2014 film by Barry Levinson

The Humbling is a 2014 American comedy-drama film directed by Barry Levinson and written by Buck Henry and Michal Zebede, based on the 2009 novel by Philip Roth. The film stars Al Pacino, Greta Gerwig, Dianne Wiest, Nina Arianda, Dylan Baker, Charles Grodin, Dan Hedaya, Billy Porter, Kyra Sedgwick and Mary Louise Wilson.

It was screened in the "Special Presentations" section of the 2014 Toronto International Film Festival and in the "Out of Competition" section of the 71st Venice International Film Festival. The film was released on January 23, 2015 by Millennium Films.

== Plot ==

Simon Axler is an aging actor who has bouts of dementia. He is institutionalized after an incident during a Broadway play, then returns home, where he contemplates suicide Ernest Hemingway style. When he embarks on an affair with old friends Asa and Carol Staplefords' bisexual daughter Pegeen, his world begins to fall apart. It ends on stage, with Axler's audience and fellow actors unsure of what is real and what is not.

==Cast==
- Al Pacino as Simon Axler
- Greta Gerwig as Pegeen Mike Stapleford
- Kyra Sedgwick as Louise Trenner
- Dan Hedaya as Asa Stapleford
- Dianne Wiest as Carol Stapleford
- Charles Grodin as Jerry Oppenheim
- Dylan Baker as Dr. Farr
- Nina Arianda as Sybil Van Buren
- Billy Porter as Prince
- Mary Louise Wilson as Mrs. Rutledge
- Li Jun Li as Tracy
- Peter Francis James as Kent
- Ricky Paull Goldin as Director
- Maria-Christina Oliveras as Dr. Wan

==Production==
After reading and connecting with the Philip Roth book, Al Pacino decided to option the book and asked Barry Levinson to direct it. Levinson decided to make the movie as a dark comedy, noting, "If you want to talk about an older actor in decline, just to do it as some straight drama didn’t seem that intriguing to me", also citing that comedy "seemed to me inherent in the piece". Although both Pacino and Levinson have denied that the character of Simon Axler is autobiographical to Pacino's life, Pacino noted that he related to the material, stating, "It's in, as they say, my wheelhouse".

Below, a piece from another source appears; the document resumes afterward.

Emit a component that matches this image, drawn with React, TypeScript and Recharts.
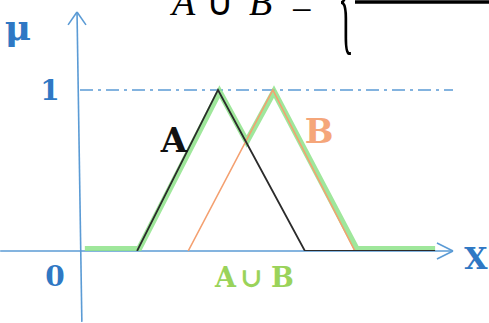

Although the film had ample funding in the beginning, the listed conditions became too much for Levinson, who rejected them and lost, by his estimate, "somewhere in the area of $6 million". Subsequently, it was decided to shoot the film incrementally, with several breaks to accommodate Pacino's schedule. This was a new experience for Levinson, although he welcomed the change of pace, as "it added to the clarity".

On February 4, 2014, it was announced that Millennium Films had acquired the worldwide rights to the film.

==Reception==
The Humbling received mixed reviews from critics. On Rotten Tomatoes, the film has a rating of 53%, based on 62 reviews, with a rating of 5.4/10. The site's critical consensus reads: "The Humbling is an inarguable highlight of Al Pacino's late-period filmography, but that's an admittedly low bar that it doesn't always clear by a very wide margin." On Metacritic, the film has a score of 59 out of 100, based on 25 critics, indicating "mixed or average" reviews.